Sunday, November 27, 2011

EWOT Goggles #12

Random economic anecdotes from my Thanksgiving travels:


I never truly notice the 2000+ mile difference between my home in Seattle and Rochester until I sit on my ass for more than seven hours. This aside, airports proved to be a very apt locale to observe economic concepts in action. One of the first things I noticed when I was checking in was the plethora of computerized check-in stations. Some might argue that the introduction of this technology eliminated ticket agent jobs. There was actually, however, an abundance of agents directing people where to go and stepping in when the computers couldn't complete requests. This was especially helpful when, on account of the Continental/United merger, I couldn't use the computer to check in. The check-in technology likely created more jobs upon it's implementation when the computer service jobs are factored in with the front desk agent positions.

Unfortunately, there isn't a direct flight between Rochester and Seattle, so I had the pleasure of connecting in Chicago. The Midwest isn't the most lovely of places, but I would rather fly through O'Hare than a large number of other places. The Midwest region isn't particularly health-conscious, so searching for consumables other than McDonalds-like health level took a bit of looking. When I finally stumbled upon a vendor that sold something with actual vegetables, the line was decently long. The wait signaled the degree of salad scarcity. Regarding allocation of these scarce goods, the price system was of extraordinary assistance because other distribution methods would have probably caused me to miss my flight.

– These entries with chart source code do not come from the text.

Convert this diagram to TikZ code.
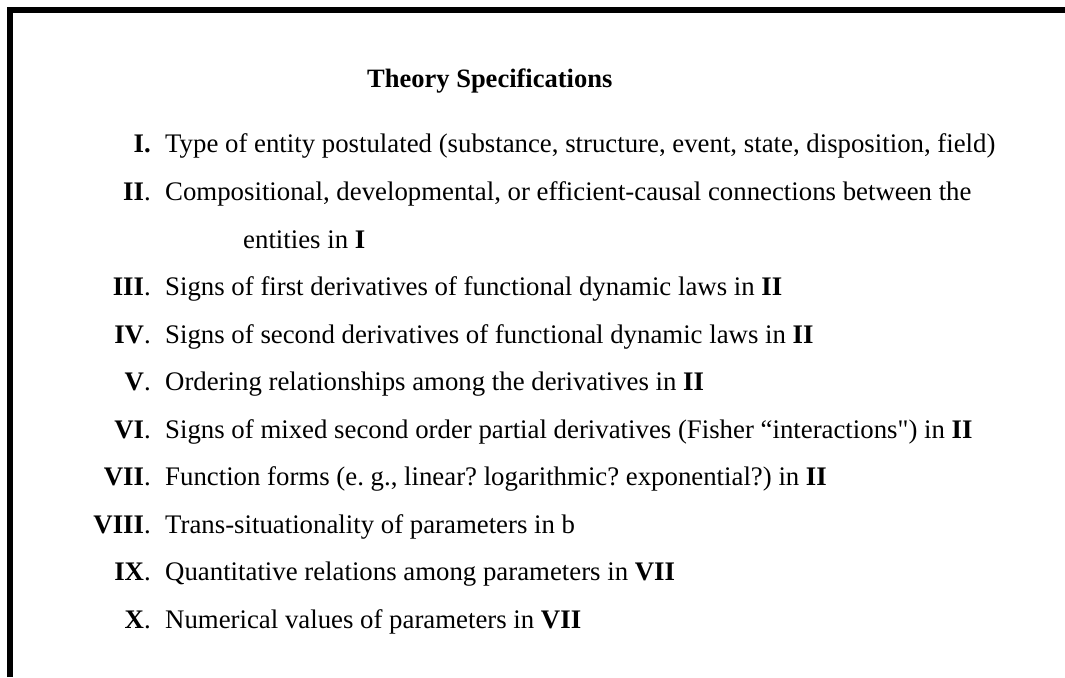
\documentclass[tikz,border=0pt]{standalone}
\usepackage{fontspec}
\setmainfont{Liberation Serif}
\newfontfamily\quotefont{Liberation Serif}
\frenchspacing
\begin{document}
\begin{tikzpicture}[x=1pt,y=-1pt,
    num/.style={anchor=base east,inner sep=0pt,font=\fontsize{26.8}{30}\selectfont},
    item/.style={anchor=base west,inner sep=0pt,font=\fontsize{26.8}{30}\selectfont}]
      \useasboundingbox (0,0) rectangle (1065,677);
      \draw[line width=6pt] (10,677) -- (10,10) -- (1065,10);
      \node[anchor=base west,inner sep=0pt,font=\fontsize{26.5}{30}\selectfont\bfseries] (title) at (367,87) {Theory Specifications};
      \node[num] (n1) at (151,152) {\textbf{I.}};
      \node[item] (t1) at (165,152) {Type of entity postulated (substance, structure, event, state, disposition, field)};
      \node[num] (n2) at (151,200) {\textbf{II}.};
      \node[item] (t2) at (165,200) {Compositional, developmental, or efficient-causal connections between the};
      \node[item] (t2b) at (243,248) {entities in \textbf{I}};
      \node[num] (n3) at (151,295) {\textbf{III}.};
      \node[item] (t3) at (165,295) {Signs of first derivatives of functional dynamic laws in \textbf{II}};
      \node[num] (n4) at (151,343) {\textbf{IV}.};
      \node[item] (t4) at (165,343) {Signs of second derivatives of functional dynamic laws in \textbf{II}};
      \node[num] (n5) at (151,390) {\textbf{V}.};
      \node[item] (t5) at (165,390) {Ordering relationships among the derivatives in \textbf{II}};
      \node[num] (n6) at (151,438) {\textbf{VI}.};
      \node[item] (t6) at (165,438) {Signs of mixed second order partial derivatives (Fisher “interactions{\quotefont"}) in \textbf{II}};
      \node[num] (n7) at (151,485) {\textbf{VII}.};
      \node[item] (t7) at (165,485) {Function forms (e. g., linear? logarithmic? exponential?) in \textbf{II}};
      \node[num] (n8) at (151,533) {\textbf{VIII}.};
      \node[item] (t8) at (165,533) {Trans-situationality of parameters in b};
      \node[num] (n9) at (151,580) {\textbf{IX}.};
      \node[item] (t9) at (165,580) {Quantitative relations among parameters in \textbf{VII}};
      \node[num] (n10) at (151,628) {\textbf{X}.};
      \node[item] (t10) at (165,628) {Numerical values of parameters in \textbf{VII}};
    \end{tikzpicture}
\end{document}
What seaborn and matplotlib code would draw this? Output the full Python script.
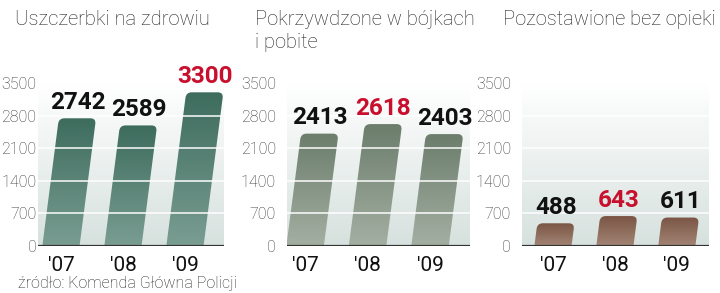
import numpy as np
import pandas as pd
import matplotlib
matplotlib.use("Agg")
import matplotlib.pyplot as plt
import seaborn as sns
from matplotlib.path import Path
from matplotlib.patches import PathPatch
from matplotlib.colors import LinearSegmentedColormap

# ---- data ----
years = ["'07", "'08", "'09"]
injuries = [2742, 2589, 3300]
fights = [2413, 2618, 2403]
neglected = [488, 643, 611]
titles = ["Uszczerbki na zdrowiu", "Pokrzywdzone w bójkach\ni pobite", "Pozostawione bez opieki"]
yticks = [0, 700, 1400, 2100, 2800, 3500]
source = "źródło: Komenda Główna Policji"

series = [injuries, fights, neglected]
bar_top_colors = ["#3d6c5d", "#6c7d6c", "#7a5545"]
bar_bot_colors = ["#7a9d92", "#a3afa2", "#a38575"]
RED = "#c8102e"

sns.set_theme(style="white")
plt.rcParams['font.family'] = ['Roboto', 'DejaVu Sans']

W, H = 720, 293
fig = plt.figure(figsize=(W / 100, H / 100), dpi=100)

# axes pixel boxes: left, right ; xlims
boxes = [(38, 224, -0.37, 2.63), (287, 470, -0.29, 2.64), (522, 709, -0.50, 2.52)]
title_x = [15, 255, 503]
y_bottom_px, y_top_px = 246, 83

bg_cmap = LinearSegmentedColormap.from_list("bg", ["#d6e1de", "#ffffff"])

for i, (vals, (l, r, xl0, xl1)) in enumerate(zip(series, boxes)):
    ax = fig.add_axes([l / W, (H - y_bottom_px) / H, (r - l) / W, (y_bottom_px - y_top_px) / H])
    df = pd.DataFrame({"year": years, "value": vals})
    sns.barplot(data=df, x="year", y="value", ax=ax, color=bar_top_colors[i], width=0.6)

    ymax = 3500
    # background gradient
    grad = np.linspace(0, 1, 256).reshape(-1, 1)
    ax.imshow(grad, extent=[xl0, xl1, 0, ymax], origin="lower", aspect="auto",
              cmap=bg_cmap, zorder=0, interpolation="bicubic")

    slope = 0.32 / 3300  # top shift in x-units per value unit
    rx, ry = 0.09, 120
    bcmap = LinearSegmentedColormap.from_list("b%d" % i, [bar_bot_colors[i], bar_top_colors[i]])
    vmax = max(vals)
    for j, p in enumerate(list(ax.patches)):
        x0, w, h = p.get_x(), p.get_width(), p.get_height()
        p.set_visible(False)
        s = slope * h
        ryy = min(ry, h * 0.4)
        frac = ryy / h
        verts = [
            (x0, 0), (x0 + w, 0),
            (x0 + w + s * (1 - frac), h - ryy),
            (x0 + w + s, h), (x0 + w + s - rx, h),
            (x0 + s + rx, h),
            (x0 + s, h), (x0 + s * (1 - frac), h - ryy),
            (x0, 0),
        ]
        codes = [Path.MOVETO, Path.LINETO, Path.LINETO, Path.CURVE3, Path.CURVE3,
                 Path.LINETO, Path.CURVE3, Path.CURVE3, Path.CLOSEPOLY]
        pp = PathPatch(Path(verts, codes), facecolor="none", edgecolor="none",
                       transform=ax.transData)
        ax.add_patch(pp)
        im = ax.imshow(np.linspace(0, 1, 256).reshape(-1, 1),
                       extent=[x0, x0 + w + s, 0, h], origin="lower", aspect="auto",
                       cmap=bcmap, zorder=2, interpolation="bicubic")
        im.set_clip_path(pp)
        # value label
        cx = x0 + s + w / 2
        ax.annotate(f"{vals[j]}", (cx, h), xytext=(0, 3), textcoords="offset points",
                    ha="center", va="bottom", fontsize=17.5, fontweight="bold",
                    color=RED if vals[j] == vmax else "#111111", zorder=5)

    # white gridlines over bars
    for yt in yticks[1:-1]:
        ax.axhline(yt, color="white", lw=1.2, alpha=0.9, zorder=3)
    ax.axhline(0, color="#333333", lw=1.6, zorder=4)

    ax.set_xlim(xl0, xl1)
    ax.set_ylim(0, ymax)
    ax.set_yticks(yticks)
    ax.set_yticklabels([str(t) for t in yticks], fontsize=11.5, color="#333333", fontweight="light")
    ax.set_xticks([0, 1, 2])
    ax.set_xticklabels(years, fontsize=15, color="#111111")
    ax.tick_params(axis="y", length=0, pad=1 if i == 0 else 8)
    ax.tick_params(axis="x", length=0, pad=7)
    ax.set_xlabel("")
    ax.set_ylabel("")
    for sp in ax.spines.values():
        sp.set_visible(False)
    ax.set_facecolor("none")

    fig.text(title_x[i] / W, 1 - 10 / H, titles[i], ha="left", va="top", fontsize=14.5,
             color="#222222", fontweight="light", linespacing=1.3)

fig.text(18 / W, 1 - 291 / H, source, ha="left", va="bottom", fontsize=11.5,
         color="#222222", fontweight="light")

fig.savefig("out.png", dpi=100)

My last economic point on airline travel centers around the "everything's great and no one's happy" concept. Griping was commonplace during the day-before-Thanksgiving travel rush. People were upset about not having open overhead bins above their row, making a fuss about needing to consolidate their carry-ons to meet regulation requirements, and visibly perturbed that United Airlines would suggest that Pepsi was a substitute good for Coke. The fantastic idea that we were able to make a cross-country journey in the span of seven hours was totally lost on all of these travelers. Instead of bitching about the little things wrong with their flight, these people should marvel at the fact that they reached their Thanksgiving destination in a matter of mere hours.